Author and gardener Ivette Soler shares tips on growing the perfect kitchen garden in your front yard
Vegetables and herbs want to grow where it's sunny. But often, the sunniest spot is the front yard--a place where most of us wouldn't want to install what is, basically, a working farm. "We still want our front yards to look like gardens," says Ivette Soler, a Los Angeles garden designer, blogger (thegerminatrix.com), and author of The Edible Front Yard (Timber Press, 2011, $20). In her own garden, Ivette proves that kitchen gardens can be both pretty and productive.
Ivette recommend these herbs that will blend beautifully in your front yard garden:
Basil (Ocimum basilicum): This annual and attractive culinary herb is used in many cuisines. Each variety has a slightly different flavor, so you have an excuse to grow several. Purple-leafed varities like 'Red Rubin' are particularly decorative.
Fennel (Foeniculum vulgare): A perennial edible with licorice-flavored seeds and young leaves.

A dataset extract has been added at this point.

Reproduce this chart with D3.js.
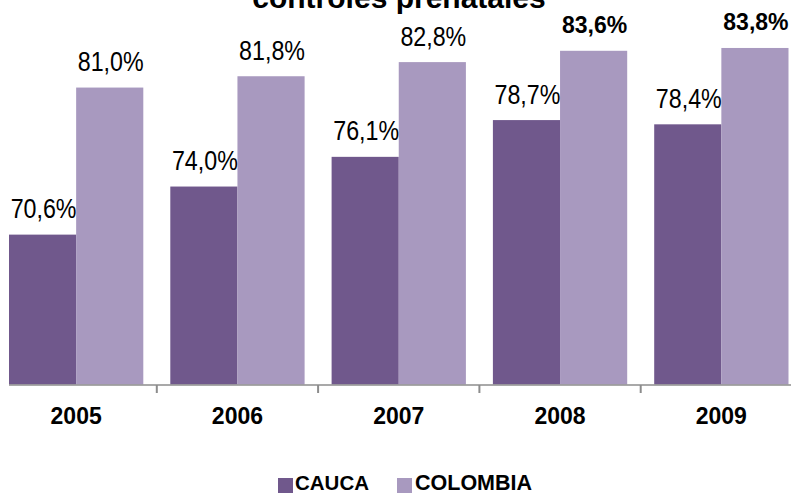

Wispy and tall, the plant's fronds sway in the wind, adding movement to the garden.
Artichoke (Cynara cardunculus): Grow this "superstar of front-yard food," as Ivette describes it, even if you don't like eating its big flower buds. Its
architectural structure, downy leaves, and softball-size purple flowers are all highly ornamental.
Sage (Salvia officinalis): The mounding shape and gray leaves of this perennial Mediterranean herb make it a great front-row ornamental. Pink tinges in 'Tricolor' play off the burgundy flax, and the large leaves of 'Berggarten' echo the blue-green edging of the agave behind.
Plant sage and succulents together for maximum impact. Salvia officinalis 'Tricolor,' a variegated culinary sage, surrounds a rosy Echeveria 'Afterglow'.
Thyme and phormium make a perfect pair. A mound of gray-green culinary thyme (Thymus vulgaris) softens a stiffer, upright form of 'Tom Thumb' New Zealand flax (Phormium).
Basil and thyme grow great together. 'Golden Lemon' thyme (Thymus x citriodorus), a low-growing thyme with bright gold leaves, edges 'Red Rubin' and 'Siam Queen' basil.
Ivette loves to make free-form beds of corrugated galvanized steel, scattered throughout her garden. For tips on making your own, visit sunset.com/raised-bed.
We asked Ivette her top tips for an edible front-yard garden:
What's the one thing to remeber when planting edibles out front? Choose crops that have good foliage all season. Save mildew-prone crops for the backyard.
What are your foliage favorites? Leafy crops. I use lettuces to edge shaded borders, kale in sunny spots. Red mustard, purple mizuna, and arugula come up wherever they want.
What about the ever-popular but foliage-challenged tomato? I like small-fruited tomatoes because their fruit clusters are extra-ornamental and their foliage doesn't deteriorate too rapidly.
You have a lot of herbs in your garden. Why? Low plants knit everything together, making a garden look like a garden. Plus, you can let some of it flower to lure in bees.